— Begin Material shown —

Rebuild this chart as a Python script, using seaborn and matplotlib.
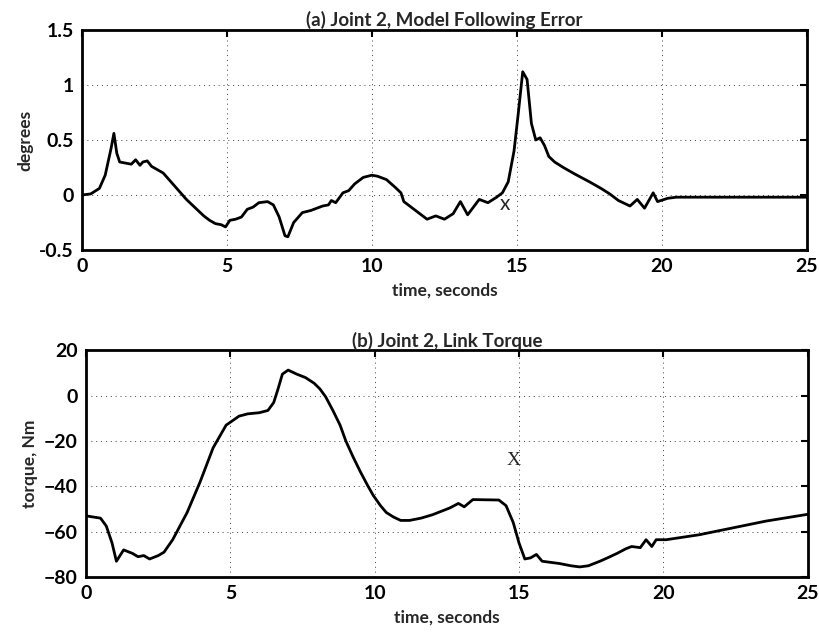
import matplotlib
matplotlib.use("Agg")
import matplotlib.pyplot as plt
import seaborn as sns
import pandas as pd

# ---- data ----
t_err = [0.0, 0.3, 0.6, 0.8, 1.0, 1.1, 1.2, 1.3, 1.5, 1.7, 1.85, 2.0, 2.1, 2.25, 2.4,
         2.6, 2.8, 3.0, 3.2, 3.4, 3.6, 3.8, 4.0, 4.2, 4.4, 4.6, 4.8, 4.95, 5.1, 5.3,
         5.5, 5.7, 5.9, 6.1, 6.4, 6.6, 6.8, 7.0, 7.1, 7.3, 7.6, 7.9, 8.3, 8.5, 8.6,
         8.75, 9.0, 9.2, 9.4, 9.7, 10.0, 10.2, 10.5, 10.8, 11.0, 11.1, 11.4, 11.9,
         12.2, 12.5, 12.8, 13.05, 13.3, 13.7, 14.0, 14.3, 14.5, 14.7, 14.9, 15.05,
         15.2, 15.35, 15.5, 15.65, 15.8, 15.95, 16.1, 16.3, 16.6, 17.0, 17.5, 17.9,
         18.2, 18.5, 18.9, 19.15, 19.4, 19.7, 19.85, 20.2, 20.5, 25.0]
err_deg = [0.0, 0.01, 0.06, 0.18, 0.42, 0.56, 0.38, 0.30, 0.29, 0.28, 0.32, 0.27, 0.30,
           0.31, 0.26, 0.23, 0.20, 0.14, 0.08, 0.02, -0.04, -0.09, -0.14, -0.19, -0.23,
           -0.26, -0.27, -0.29, -0.23, -0.22, -0.20, -0.13, -0.11, -0.07, -0.06, -0.09,
           -0.20, -0.37, -0.38, -0.25, -0.16, -0.14, -0.10, -0.09, -0.05, -0.07, 0.02,
           0.04, 0.10, 0.16, 0.18, 0.17, 0.14, 0.07, 0.02, -0.06, -0.12, -0.22, -0.19,
           -0.22, -0.17, -0.06, -0.18, -0.04, -0.07, -0.02, 0.02, 0.12, 0.40, 0.75,
           1.12, 1.05, 0.65, 0.50, 0.52, 0.45, 0.35, 0.30, 0.25, 0.19, 0.12, 0.06,
           0.01, -0.05, -0.10, -0.04, -0.12, 0.02, -0.06, -0.03, -0.02, -0.02]

t_torque = [0.0, 0.5, 0.7, 0.9, 1.05, 1.3, 1.6, 1.8, 2.0, 2.2, 2.5, 2.7, 3.0, 3.5, 3.95,
            4.4, 4.85, 5.3, 5.6, 6.0, 6.3, 6.5, 6.65, 6.8, 7.0, 7.3, 7.6, 7.9, 8.1,
            8.3, 8.55, 8.8, 9.0, 9.25, 9.5, 9.75, 9.95, 10.2, 10.4, 10.65, 10.9, 11.2,
            11.6, 12.0, 12.6, 12.9, 13.1, 13.4, 14.3, 14.55, 14.8, 15.0, 15.2, 15.4,
            15.6, 15.8, 16.1, 16.4, 16.8, 17.1, 17.4, 17.8, 18.1, 18.4, 18.7, 18.9,
            19.2, 19.4, 19.6, 19.75, 20.1, 21.25, 22.4, 23.55, 25.0]
torque_nm = [-53, -54, -57.5, -65, -73, -68, -69.5, -71, -70.5, -72, -70.5, -69, -63.5,
             -51.5, -38, -23, -13, -9, -8, -7.5, -6.5, -3, 3, 9.5, 11.3, 9.5, 8, 5.5,
             3, -0.5, -6.5, -13, -20, -27, -33.5, -39.5, -44, -48.5, -51.5, -53.5, -55,
             -55, -54, -52.5, -49.5, -47.5, -49, -45.8, -46, -48.5, -56, -65, -72,
             -71.5, -70, -73, -73.5, -74, -75, -75.5, -75, -73, -71.3, -69.5, -67.5,
             -66.5, -67, -63.5, -66.5, -63.5, -63.5, -61.3, -58.3, -55.3, -52.3]

x_ticks = [0, 5, 10, 15, 20, 25]
err_ticks = [-0.5, 0, 0.5, 1, 1.5]
err_labels = ["-0.5", "0", "0.5", "1", "1.5"]
torque_ticks = [-80, -60, -40, -20, 0, 20]

title_a = "(a) Joint 2, Model Following Error"
title_b = "(b) Joint 2, Link Torque"
xlabel = "time, seconds"

sns.set_theme(style="white")
plt.rcParams["font.family"] = ["Lato", "DejaVu Sans"]

fig = plt.figure(figsize=(8.2, 6.37), dpi=100)
ax1 = fig.add_axes([0.100, 0.6075, 0.884, 0.3455])
ax2 = fig.add_axes([0.105, 0.094, 0.880, 0.356])

df1 = pd.DataFrame({"t": t_err, "v": err_deg})
df2 = pd.DataFrame({"t": t_torque, "v": torque_nm})

sns.lineplot(data=df1, x="t", y="v", ax=ax1, color="black", lw=2.0,
             sort=False, estimator=None)
sns.lineplot(data=df2, x="t", y="v", ax=ax2, color="black", lw=2.0,
             sort=False, estimator=None)

def style(ax, yticks, ylim, ylab, title, ylabels=None):
    ax.set_xlim(0, 25)
    ax.set_ylim(*ylim)
    ax.set_xticks(x_ticks)
    ax.set_yticks(yticks)
    if ylabels is not None:
        ax.set_yticklabels(ylabels)
    ax.grid(True, color="black", lw=0.7, linestyle=(0, (1, 4)), alpha=0.75)
    for s in ax.spines.values():
        s.set_visible(True)
        s.set_color("black")
        s.set_linewidth(2.0)
    ax.tick_params(direction="in", length=5, width=1.5, top=True, right=True,
                   labelsize=14, colors="black", pad=6)
    for lab in ax.get_xticklabels() + ax.get_yticklabels():
        lab.set_fontweight("bold")
    ax.set_xlabel(xlabel, fontsize=12.5, fontweight="bold", labelpad=5)
    ax.set_ylabel(ylab, fontsize=12.5, fontweight="bold", labelpad=4)
    ax.set_title(title, fontsize=13.5, fontweight="bold", pad=2.5)

style(ax1, err_ticks, (-0.5, 1.5), "degrees", title_a, err_labels)
style(ax2, torque_ticks, (-80, 20), "torque, Nm", title_b)

ax1.text(14.6, -0.08, "x", fontsize=15, ha="center", va="center")
ax2.text(14.8, -28.5, "X", fontsize=14, ha="center", va="center",
         family="Liberation Serif")

fig.savefig("out.png", dpi=100)
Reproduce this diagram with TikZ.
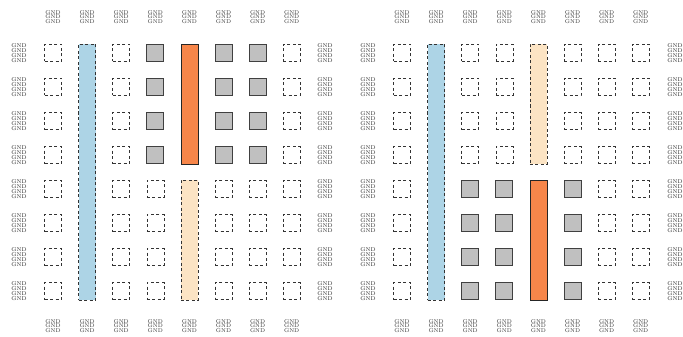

— End Material shown —

### Do this
Reproduce the entries exactly. Do not carry over any picture.

### Finished exercise
Rebuild this chart as a Python script, using seaborn and matplotlib.
import matplotlib
matplotlib.use("Agg")
import matplotlib.pyplot as plt
import seaborn as sns
import pandas as pd

# ---- data ----
t_err = [0.0, 0.3, 0.6, 0.8, 1.0, 1.1, 1.2, 1.3, 1.5, 1.7, 1.85, 2.0, 2.1, 2.25, 2.4,
         2.6, 2.8, 3.0, 3.2, 3.4, 3.6, 3.8, 4.0, 4.2, 4.4, 4.6, 4.8, 4.95, 5.1, 5.3,
         5.5, 5.7, 5.9, 6.1, 6.4, 6.6, 6.8, 7.0, 7.1, 7.3, 7.6, 7.9, 8.3, 8.5, 8.6,
         8.75, 9.0, 9.2, 9.4, 9.7, 10.0, 10.2, 10.5, 10.8, 11.0, 11.1, 11.4, 11.9,
         12.2, 12.5, 12.8, 13.05, 13.3, 13.7, 14.0, 14.3, 14.5, 14.7, 14.9, 15.05,
         15.2, 15.35, 15.5, 15.65, 15.8, 15.95, 16.1, 16.3, 16.6, 17.0, 17.5, 17.9,
         18.2, 18.5, 18.9, 19.15, 19.4, 19.7, 19.85, 20.2, 20.5, 25.0]
err_deg = [0.0, 0.01, 0.06, 0.18, 0.42, 0.56, 0.38, 0.30, 0.29, 0.28, 0.32, 0.27, 0.30,
           0.31, 0.26, 0.23, 0.20, 0.14, 0.08, 0.02, -0.04, -0.09, -0.14, -0.19, -0.23,
           -0.26, -0.27, -0.29, -0.23, -0.22, -0.20, -0.13, -0.11, -0.07, -0.06, -0.09,
           -0.20, -0.37, -0.38, -0.25, -0.16, -0.14, -0.10, -0.09, -0.05, -0.07, 0.02,
           0.04, 0.10, 0.16, 0.18, 0.17, 0.14, 0.07, 0.02, -0.06, -0.12, -0.22, -0.19,
           -0.22, -0.17, -0.06, -0.18, -0.04, -0.07, -0.02, 0.02, 0.12, 0.40, 0.75,
           1.12, 1.05, 0.65, 0.50, 0.52, 0.45, 0.35, 0.30, 0.25, 0.19, 0.12, 0.06,
           0.01, -0.05, -0.10, -0.04, -0.12, 0.02, -0.06, -0.03, -0.02, -0.02]

t_torque = [0.0, 0.5, 0.7, 0.9, 1.05, 1.3, 1.6, 1.8, 2.0, 2.2, 2.5, 2.7, 3.0, 3.5, 3.95,
            4.4, 4.85, 5.3, 5.6, 6.0, 6.3, 6.5, 6.65, 6.8, 7.0, 7.3, 7.6, 7.9, 8.1,
            8.3, 8.55, 8.8, 9.0, 9.25, 9.5, 9.75, 9.95, 10.2, 10.4, 10.65, 10.9, 11.2,
            11.6, 12.0, 12.6, 12.9, 13.1, 13.4, 14.3, 14.55, 14.8, 15.0, 15.2, 15.4,
            15.6, 15.8, 16.1, 16.4, 16.8, 17.1, 17.4, 17.8, 18.1, 18.4, 18.7, 18.9,
            19.2, 19.4, 19.6, 19.75, 20.1, 21.25, 22.4, 23.55, 25.0]
torque_nm = [-53, -54, -57.5, -65, -73, -68, -69.5, -71, -70.5, -72, -70.5, -69, -63.5,
             -51.5, -38, -23, -13, -9, -8, -7.5, -6.5, -3, 3, 9.5, 11.3, 9.5, 8, 5.5,
             3, -0.5, -6.5, -13, -20, -27, -33.5, -39.5, -44, -48.5, -51.5, -53.5, -55,
             -55, -54, -52.5, -49.5, -47.5, -49, -45.8, -46, -48.5, -56, -65, -72,
             -71.5, -70, -73, -73.5, -74, -75, -75.5, -75, -73, -71.3, -69.5, -67.5,
             -66.5, -67, -63.5, -66.5, -63.5, -63.5, -61.3, -58.3, -55.3, -52.3]

x_ticks = [0, 5, 10, 15, 20, 25]
err_ticks = [-0.5, 0, 0.5, 1, 1.5]
err_labels = ["-0.5", "0", "0.5", "1", "1.5"]
torque_ticks = [-80, -60, -40, -20, 0, 20]

title_a = "(a) Joint 2, Model Following Error"
title_b = "(b) Joint 2, Link Torque"
xlabel = "time, seconds"

sns.set_theme(style="white")
plt.rcParams["font.family"] = ["Lato", "DejaVu Sans"]

fig = plt.figure(figsize=(8.2, 6.37), dpi=100)
ax1 = fig.add_axes([0.100, 0.6075, 0.884, 0.3455])
ax2 = fig.add_axes([0.105, 0.094, 0.880, 0.356])

df1 = pd.DataFrame({"t": t_err, "v": err_deg})
df2 = pd.DataFrame({"t": t_torque, "v": torque_nm})

sns.lineplot(data=df1, x="t", y="v", ax=ax1, color="black", lw=2.0,
             sort=False, estimator=None)
sns.lineplot(data=df2, x="t", y="v", ax=ax2, color="black", lw=2.0,
             sort=False, estimator=None)

def style(ax, yticks, ylim, ylab, title, ylabels=None):
    ax.set_xlim(0, 25)
    ax.set_ylim(*ylim)
    ax.set_xticks(x_ticks)
    ax.set_yticks(yticks)
    if ylabels is not None:
        ax.set_yticklabels(ylabels)
    ax.grid(True, color="black", lw=0.7, linestyle=(0, (1, 4)), alpha=0.75)
    for s in ax.spines.values():
        s.set_visible(True)
        s.set_color("black")
        s.set_linewidth(2.0)
    ax.tick_params(direction="in", length=5, width=1.5, top=True, right=True,
                   labelsize=14, colors="black", pad=6)
    for lab in ax.get_xticklabels() + ax.get_yticklabels():
        lab.set_fontweight("bold")
    ax.set_xlabel(xlabel, fontsize=12.5, fontweight="bold", labelpad=5)
    ax.set_ylabel(ylab, fontsize=12.5, fontweight="bold", labelpad=4)
    ax.set_title(title, fontsize=13.5, fontweight="bold", pad=2.5)

style(ax1, err_ticks, (-0.5, 1.5), "degrees", title_a, err_labels)
style(ax2, torque_ticks, (-80, 20), "torque, Nm", title_b)

ax1.text(14.6, -0.08, "x", fontsize=15, ha="center", va="center")
ax2.text(14.8, -28.5, "X", fontsize=14, ha="center", va="center",
         family="Liberation Serif")

fig.savefig("out.png", dpi=100)
Reproduce this diagram with TikZ.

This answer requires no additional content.